Despite this the minimum wage this year was only raised 25% to 487 thousand tomans a month (Around $400), well below the 1 million five hundred thousand toman ($1200) poverty line. In any case the real wages for most workers in small companies is around 350 thousand tomans ($285).
In April alone meat prices jumped 60% and the overall food price inflation of the past four years have been 400%. In April the price of a litre of cooking oil has jumped from 60,000 Rials ($5) to 100,000 Rials ($8) – that is, a bit less than the average daily wage of a worker. Dairy products display similar price increases and in fact dairy goods are disappearing altogether from the fridges of most Iranians.
Desperation is filling the streets and the whole fabric of society is disintegrating. But the masses do not have a genuine political voice to air these grievances and lead them out of this crisis.
The Reformists who claimed to champion the cause of democracy had no problem putting their weight behind the same system that is now shutting them out. They had no scruples about leading the thousands of young men and women who fought on the streets in 2009 with their lives at stake, to the same butchers against which they were fighting.
No Room for Manoeuvring
But although the masses cannot be heard it does not mean that they are not there or that they will not fight. The manoeuvring of the regime is a sign of its weakness. Khamenei does not have anything left to lean on except for his army, but even an army has to eat and soldiers have family and friends.

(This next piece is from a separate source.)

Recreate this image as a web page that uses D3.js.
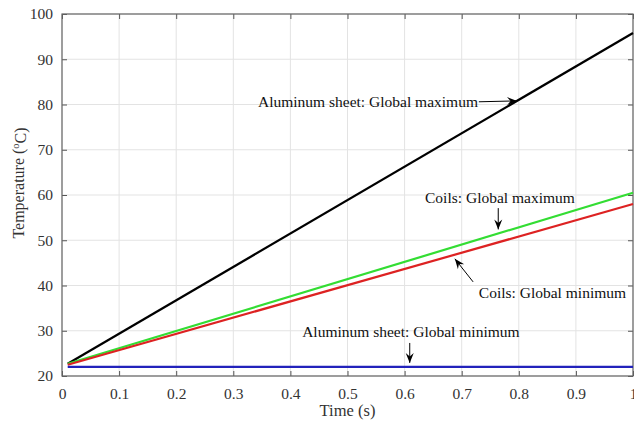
<!DOCTYPE html>
<html>
<head>
<meta charset="utf-8">
<script src="https://cdn.jsdelivr.net/npm/d3@7"></script>
<style>
  body { margin: 0; background: #fff; }
  svg text { font-family: "Liberation Serif", "Times New Roman", serif; fill: #333; }
</style>
</head>
<body>
<svg id="chart" width="634" height="423"></svg>
<script>
// values
var time = [0.01, 1];
var alMax = [22.7, 95.8];
var coilMax = [22.7, 60.5];
var coilMin = [22.5, 58.0];
var alMin = [22.0, 22.0];

var xTicks = [0, 0.1, 0.2, 0.3, 0.4, 0.5, 0.6, 0.7, 0.8, 0.9, 1];
var yTicks = [20, 30, 40, 50, 60, 70, 80, 90, 100];

var seriesNames = ["alMax", "coilMax", "coilMin", "alMin"];
var seriesValues = [alMax, coilMax, coilMin, alMin];
var seriesColors = ["#000000", "#33dd33", "#dd2222", "#2222bb"];

// annotation text, label anchor (data units) and arrow from/to (data units)
var noteText = ["Aluminum sheet: Global maximum", "Coils: Global maximum",
                "Coils: Global minimum", "Aluminum sheet: Global minimum"];
var noteAt = [[0.7285, 80.55], [0.767, 58.3], [0.730, 37.2], [0.611, 28.7]];
var noteAnchor = ["end", "middle", "start", "middle"];
var arrowFrom = [[0.730, 80.6], [0.764, 57.1], [0.720, 40.8], [0.609, 27.3]];
var arrowTo = [[0.797, 80.8], [0.764, 52.4], [0.688, 45.9], [0.609, 22.9]];

var MARGINS = {top: 14, right: 1, bottom: 47, left: 62};
var WIDTH = 634, HEIGHT = 423;

var svg = d3.select("#chart");

var xRange = d3.scaleLinear()
    .domain([0, 1])
    .range([MARGINS.left, WIDTH - MARGINS.right]);
var yRange = d3.scaleLinear()
    .domain([20, 100])
    .range([HEIGHT - MARGINS.bottom, MARGINS.top]);

var x0 = xRange(0), x1 = xRange(1), y0 = yRange(20), y1 = yRange(100);

// grid
svg.append("g").selectAll("line").data(xTicks).enter().append("line")
    .attr("x1", d => xRange(d)).attr("x2", d => xRange(d))
    .attr("y1", y1).attr("y2", y0)
    .style("stroke", "#e3e3e3").style("stroke-width", 1);
svg.append("g").selectAll("line").data(yTicks).enter().append("line")
    .attr("x1", x0).attr("x2", x1)
    .attr("y1", d => yRange(d)).attr("y2", d => yRange(d))
    .style("stroke", "#e3e3e3").style("stroke-width", 1);

// axes, matlab style: ticks inward on all four sides
var tickLen = 5;
var bottomAxis = d3.axisBottom(xRange).tickValues(xTicks).tickSizeInner(-tickLen).tickSizeOuter(0)
    .tickPadding(12).tickFormat(d3.format("~g"));
var topAxis = d3.axisTop(xRange).tickValues(xTicks).tickSizeInner(-tickLen).tickSizeOuter(0).tickFormat("");
var leftAxis = d3.axisLeft(yRange).tickValues(yTicks).tickSizeInner(-tickLen).tickSizeOuter(0)
    .tickPadding(9).tickFormat(d3.format("d"));
var rightAxis = d3.axisRight(yRange).tickValues(yTicks).tickSizeInner(-tickLen).tickSizeOuter(0).tickFormat("");

function styleAxis(g) {
  g.select(".domain").remove();
  g.selectAll(".tick line").attr("stroke", "#555");
  g.selectAll(".tick text").style("font-size", "15.5px").attr("fill", "#333");
}

svg.append("g").attr("transform", "translate(0," + y0 + ")").call(bottomAxis).call(styleAxis);
svg.append("g").attr("transform", "translate(0," + y1 + ")").call(topAxis).call(styleAxis);
svg.append("g").attr("transform", "translate(" + x0 + ",0)").call(leftAxis).call(styleAxis);
svg.append("g").attr("transform", "translate(" + x1 + ",0)").call(rightAxis).call(styleAxis);

svg.selectAll(".tick text").attr("font-family", null);

// box
svg.append("rect")
    .attr("x", x0).attr("y", y1)
    .attr("width", x1 - x0).attr("height", y0 - y1)
    .style("fill", "none").style("stroke", "#666").style("stroke-width", 1.2);

// lines
var lineFunc = d3.line()
    .x(d => xRange(d[0]))
    .y(d => yRange(d[1]));

for (let i = 0; i < seriesValues.length; i++) {
  var pts = time.map((t, j) => [t, seriesValues[i][j]]);
  svg.append("path")
      .attr("class", "series " + seriesNames[i])
      .attr("d", lineFunc(pts))
      .attr("stroke", seriesColors[i])
      .attr("stroke-width", 2.2)
      .attr("fill", "none");
}

// arrow head
svg.append("defs").append("marker")
    .attr("id", "head")
    .attr("viewBox", "-11 -5 12 10")
    .attr("refX", 0).attr("refY", 0)
    .attr("markerWidth", 12).attr("markerHeight", 10)
    .attr("markerUnits", "userSpaceOnUse")
    .attr("orient", "auto")
    .append("path")
    .attr("d", "M0,0 L-10,-4 L-6.5,0 L-10,4 Z")
    .attr("fill", "#000");

// annotations
for (let i = 0; i < noteText.length; i++) {
  svg.append("line")
      .attr("x1", xRange(arrowFrom[i][0])).attr("y1", yRange(arrowFrom[i][1]))
      .attr("x2", xRange(arrowTo[i][0])).attr("y2", yRange(arrowTo[i][1]))
      .attr("stroke", "#000").attr("stroke-width", 1)
      .attr("marker-end", "url(#head)");
  svg.append("text")
      .attr("x", xRange(noteAt[i][0]))
      .attr("y", yRange(noteAt[i][1]))
      .attr("text-anchor", noteAnchor[i])
      .attr("dy", i == 0 ? "0.32em" : 0)
      .style("font-size", "15.5px")
      .style("fill", "#111")
      .text(noteText[i]);
}

// axis labels
svg.append("text")
    .attr("x", (x0 + x1) / 2)
    .attr("y", 416)
    .attr("text-anchor", "middle")
    .style("font-size", "16.5px")
    .text("Time (s)");

var yl = svg.append("text")
    .attr("transform", "translate(24,183) rotate(-90)")
    .attr("text-anchor", "middle")
    .style("font-size", "16px");
yl.append("tspan").text("Temperature (");
yl.append("tspan").attr("dy", "-0.45em").style("font-size", "10.5px").text("o");
yl.append("tspan").attr("dy", "0.45em").text("C)");
</script>
</body>
</html>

The economic perspectives do not leave room for manoeuvre by Khamenei. Last year the some officials claim that GDP fell by 4%. Car production has more than halved over the last year and all the major export markets of Iran (Iraq, Turkey, Egypt, India) are either in a deep recession or experiencing an economic slowdown. At the same time oil prices are falling because of the slowdown in the Chinese economy, which was the only hope the Iranian economy seemed to have.
The the on-going sanctions imposed by American and European imperialism also mean that the oil production is halved. The sanctions have also caused severe damage to the oil infrastructure which would require tens of billions of dollars in investment if production is to get back up to previous levels.
The country is experiencing a deep slump that has no end in sight. In fact everything points to a deepening of the economic crisis which would also further deepen the social and political crisis. The same centrifugal forces that caused the open split with Ahmadinejad will continue to work and new splits and crises are inherent in the situation. Khamenei is desperate to escape the crisis and create unity within the regime. This is a utopian dream. The Iranian bourgeois are particularly vicious and particularly stupid. They are conspirators themselves and they only see conspiracies. In the best bazaari tradition they do not see further than to the next deal or the immediate next step. They cannot understand the underlying processes in motion.
The crisis in Iran is not caused by Ahmadinejad or any other individual for that matter. It is a reflection of the general world crisis of capitalism which is amplified by the backward nature of Iranian capitalism. The crisis will not disappear because its causes cannot be dealt with within the framework of this system.
The development of a new mass revolutionary movement is implicit in the situation. Pressure is rising throughout society. Sooner or later something has to give. Whether it is through an accident or with a known regime “oppositionist” like in 2009 is not clear. But the masses will find their way and rise again and when they do the same state apparatus that seems so mighty today will fall like a house of cards.